Fine Gael, over the last thirteen years, has unceremoniously dumped just about every core principle of the party’s founding fathers. Even the old style Fine Gael reputation for fiscal rectitude has taken a battering. After close on fifteen years of control over the finance portfolio, the Irish state this year will spend €110bn showing perhaps that no one does Big State these days quite like Fine Gael.
Leo Varadkar and his Fine Gael have also taken an axe to the conservative social policies that were core political principles for the same party’s founders. In particular, he has helped to make the term ‘social conservative’ a dirty word in Irish politics, something to be hurled as an insult or as a means of closing down political debate.
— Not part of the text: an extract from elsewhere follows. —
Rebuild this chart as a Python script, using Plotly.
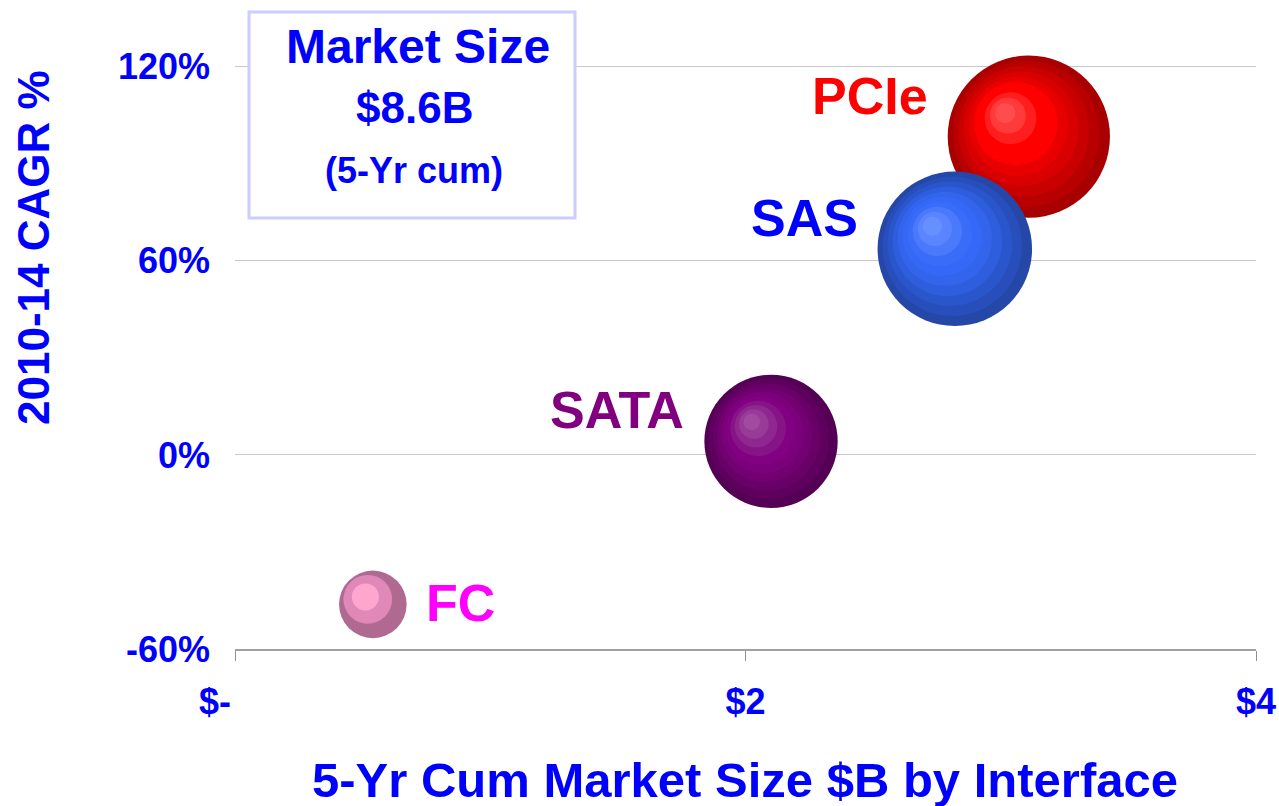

Of course, the bottom line in all of this is whether Ireland in 2024 is actually a better place to the one taken in hand by Fine Gael in 2011? Crises in health, housing, a breakdown in law and order and an immigration shambles would suggest that, on some metrics, it is not. In the wake of the closure of hundreds of hotels up and down the country, we now have the bizarre situation whereby the Irish state presents the greatest threat to the viability of the Irish tourism industry.
This is the simple truth that a lot of Fine Gael TDs would appear to be acting on by quitting the politics associated with Varadkar’s Fine Gael. While it may have admirers in the Irish media, there is increasing evidence that Leo Varadkar’s Ireland has gone down like a proverbial lead balloon with the Irish public.
The bad news for Simon Harris is that a large section of the Irish electorate appear to have woken up to the relentless spin and sheer ineptitude characterised by Fine Gael. Simply re-hashing a bells and whistles version of Varadkar’s Fine Gael is unlikely to work this time round.
The challenge for Harris may well be to reconnect to the Fine Gael that existed before its ascent to power in 2011. Faithfully following the Varadkar dictum of apparently holding power for nothing more than the thrill of it is unlikely to halt the party’s deathly downward spiral. Whether Simon Harris is the man to make that sort of call remains to be seen.